[What this task involves] Search the data below for the string "chart". Extract every line that contains it.

[Data block]

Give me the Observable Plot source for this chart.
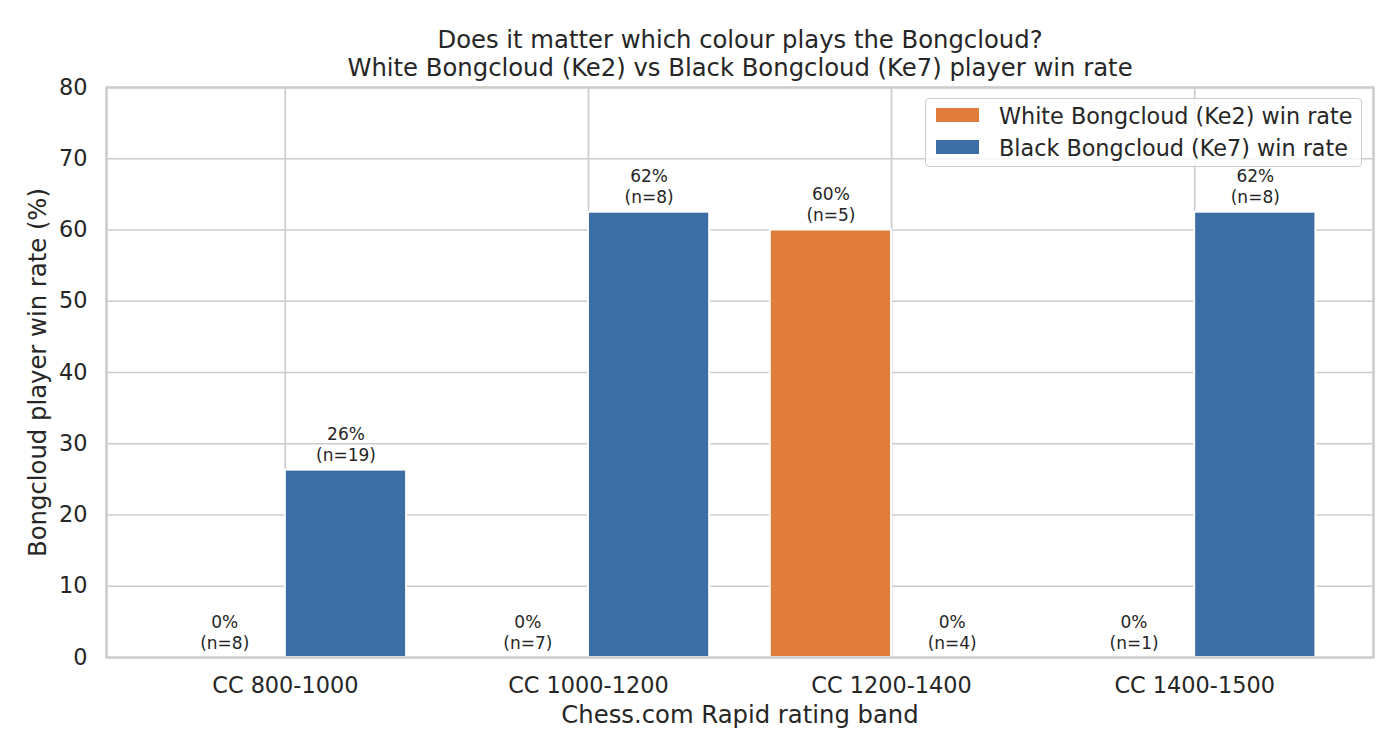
<!DOCTYPE html>
<html>
<head>
<meta charset="utf-8">
<script src="https://cdn.jsdelivr.net/npm/d3@7"></script>
<script src="https://cdn.jsdelivr.net/npm/@observablehq/plot@0.6"></script>
<style>
  html, body { margin: 0; padding: 0; background: #fff; }
  #wrap { position: relative; width: 1400px; height: 756px; font-family: "DejaVu Sans", sans-serif; color: #262626; }
  #legend { position: absolute; left: 925px; top: 98px; width: 435px; height: 67px;
            border: 1.5px solid #cccccc; border-radius: 4px; background: rgba(255,255,255,0.8); }
  .lg-item { position: absolute; left: 10px; height: 30px; }
  .lg-swatch { position: absolute; left: 0; width: 43px; height: 14px; }
  .lg-text { position: absolute; left: 63px; font-size: 22.3px; white-space: nowrap; line-height: 1; }
</style>
</head>
<body>
<div id="wrap"></div>
<script>
// ---- data ----
const bands = ["CC 800-1000", "CC 1000-1200", "CC 1200-1400", "CC 1400-1500"];
const whiteRate = [0, 0, 60, 0];
const whiteN = [8, 7, 5, 1];
const blackRate = [26.3, 62.5, 0, 62.5];
const blackN = [19, 8, 4, 8];
const seriesNames = ["White Bongcloud (Ke2) win rate", "Black Bongcloud (Ke7) win rate"];
const seriesColors = ["#e07c3c", "#3c6ea5"];
const yTicks = [0, 10, 20, 30, 40, 50, 60, 70, 80];
const xTicks = bands.map((_, i) => i);

// half-even rounding like Python's format
function roundHalfEven(v) {
  const f = Math.floor(v), d = v - f;
  if (Math.abs(d - 0.5) < 1e-9) return f % 2 === 0 ? f : f + 1;
  return Math.round(v);
}

const rows = [];
bands.forEach((b, i) => {
  rows.push({i, side: 0, rate: whiteRate[i], n: whiteN[i]});
  rows.push({i, side: 1, rate: blackRate[i], n: blackN[i]});
});
const half = 0.4;
rows.forEach(d => {
  d.x1 = d.side === 0 ? d.i - half : d.i;
  d.x2 = d.side === 0 ? d.i : d.i + half;
  d.xc = (d.x1 + d.x2) / 2;
  d.label = `${roundHalfEven(d.rate)}%\n(n=${d.n})`;
  d.color = seriesColors[d.side];
});

const textColor = "#262626";
const chart = Plot.plot({
  width: 1400,
  height: 756,
  marginLeft: 106,
  marginRight: 27,
  marginTop: 87,
  marginBottom: 99,
  style: {fontFamily: "DejaVu Sans, sans-serif", color: textColor, background: "white"},
  x: {type: "linear", domain: [-0.59, 3.59]},
  y: {domain: [0, 80]},
  marks: [
    Plot.gridY(yTicks, {stroke: "#cccccc", strokeOpacity: 1, strokeWidth: 1.7}),
    Plot.gridX(xTicks, {stroke: "#cccccc", strokeOpacity: 1, strokeWidth: 1.7}),
    Plot.rectY(rows, {x1: "x1", x2: "x2", y1: 0, y2: "rate", fill: "color", stroke: "white", strokeWidth: 2}),
    Plot.text(rows, {x: "xc", y: "rate", text: "label", lineAnchor: "bottom", lineHeight: 1.23, dy: -9, fontSize: 17, fill: textColor}),
    Plot.axisX({ticks: xTicks, tickFormat: i => bands[i], tickSize: 0, tickPadding: 20, fontSize: 22.4, label: null, fill: textColor}),
    Plot.axisY({ticks: yTicks, tickSize: 0, tickPadding: 19, fontSize: 22.4, label: null, fill: textColor}),
    Plot.frame({stroke: "#cccccc", strokeWidth: 2.5}),
    Plot.text(["Chess.com Rapid rating band"], {frameAnchor: "bottom", dy: 65, lineAnchor: "bottom", fontSize: 24.3, fill: textColor}),
    Plot.text(["Bongcloud player win rate (%)"], {frameAnchor: "left", dx: -61, rotate: -90, textAnchor: "middle", lineAnchor: "bottom", fontSize: 24.3, fill: textColor}),
    Plot.text(["Does it matter which colour plays the Bongcloud?\nWhite Bongcloud (Ke2) vs Black Bongcloud (Ke7) player win rate"],
      {frameAnchor: "top", dy: -12, lineAnchor: "bottom", lineHeight: 1.15, fontSize: 24.3, fill: textColor})
  ]
});
const wrap = document.getElementById("wrap");
wrap.appendChild(chart);

// legend
const lg = document.createElement("div");
lg.id = "legend";
seriesNames.forEach((name, k) => {
  const item = document.createElement("div");
  item.className = "lg-item";
  item.style.top = (9 + k * 32) + "px";
  const sw = document.createElement("div");
  sw.className = "lg-swatch";
  sw.style.background = seriesColors[k];
  sw.style.top = "0px";
  const tx = document.createElement("div");
  tx.className = "lg-text";
  tx.style.top = "-3px";
  tx.textContent = name;
  item.appendChild(sw);
  item.appendChild(tx);
  lg.appendChild(item);
});
wrap.appendChild(lg);
</script>
</body>
</html>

[Full solution]
Give me the Observable Plot source for this chart.
const chart = Plot.plot({
wrap.appendChild(chart);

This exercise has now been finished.